NAME
    Text::SpeedyFx - tokenize/hash large amount of strings efficiently

VERSION
    version 0.005

SYNOPSIS
        use Data::Dumper;
        use Text::SpeedyFx;

        my $sfx = Text::SpeedyFx->new;

        my $words_bag = $sfx->hash('To be or not to be?');
        print Dumper $words_bag;
        #$VAR1 = {
        #          '1422534433' => '1',
        #          '4120516737' => '2',
        #          '1439817409' => '2',
        #          '3087870273' => '1'
        #        };

        my $feature_vector = $sfx->hash_fv("thats the question", 8);
        print unpack('b*', $feature_vector);
        # 01001000

DESCRIPTION
    XS implementation of a very fast combined parser/hasher which works well
    on a variety of *bag-of-word* problems.
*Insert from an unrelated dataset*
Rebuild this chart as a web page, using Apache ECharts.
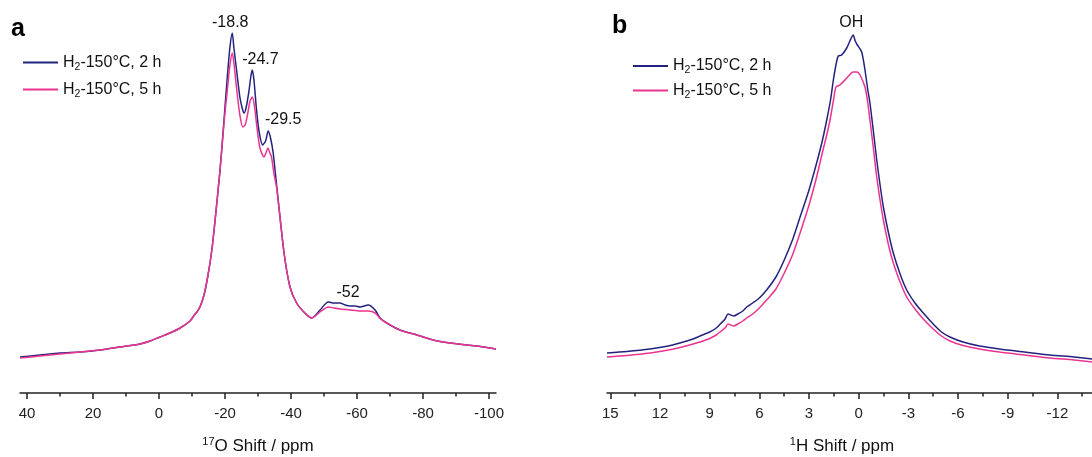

    Original implementation
    <http://www.hpl.hp.com/techreports/2008/HPL-2008-91R1.pdf> is in Java
    and was adapted for a better Unicode compliance.

METHODS
  new([$seed])
    Initialize parser/hasher, optionally using a specified $seed (default:
    1).

  hash($string)
    Parses $string and returns a hash reference where keys are the hashed
    tokens and values are their respective count. Note that this is the
    slowest form due to the (computational) complexity of the Perl hash
    structure itself: "hash_fv()" is 147% faster, while "hash_min()" is 175%
    faster.

  hash_fv($string, $n)
    Parses $string and returns a feature vector (string of bits) with length
    $n. $n is supposed to be a multiplier of 8, as the length of the
    resulting feature vector is "ceil($n / 8)". Feature vector format can be
    useful in Bloom filter <http://en.wikipedia.org/wiki/Bloom_filter>
    implementation, for instance.

  hash_min($string)
    Parses $string and returns the hash with the lowest value. Useful in
    MinHash <http://en.wikipedia.org/wiki/MinHash> implementation. See also
    the included minhash_cmp utility.

REFERENCES
    *   Extremely Fast Text Feature Extraction for Classification and
        Indexing <http://www.hpl.hp.com/techreports/2008/HPL-2008-91R1.pdf>
        by George Forman <http://www.hpl.hp.com/personal/George_Forman/> and
        Evan Kirshenbaum <http://www.kirshenbaum.net/evan/index.htm>

    *   MinHash — выявляем похожие множества
        <http://habrahabr.ru/post/115147/>

    *   Фильтр Блума <http://habrahabr.ru/post/112069/>

AUTHOR
    Stanislaw Pusep <stas@sysd.org>

COPYRIGHT AND LICENSE
    This software is copyright (c) 2012 by Stanislaw Pusep.

    This is free software; you can redistribute it and/or modify it under
    the same terms as the Perl 5 programming language system itself.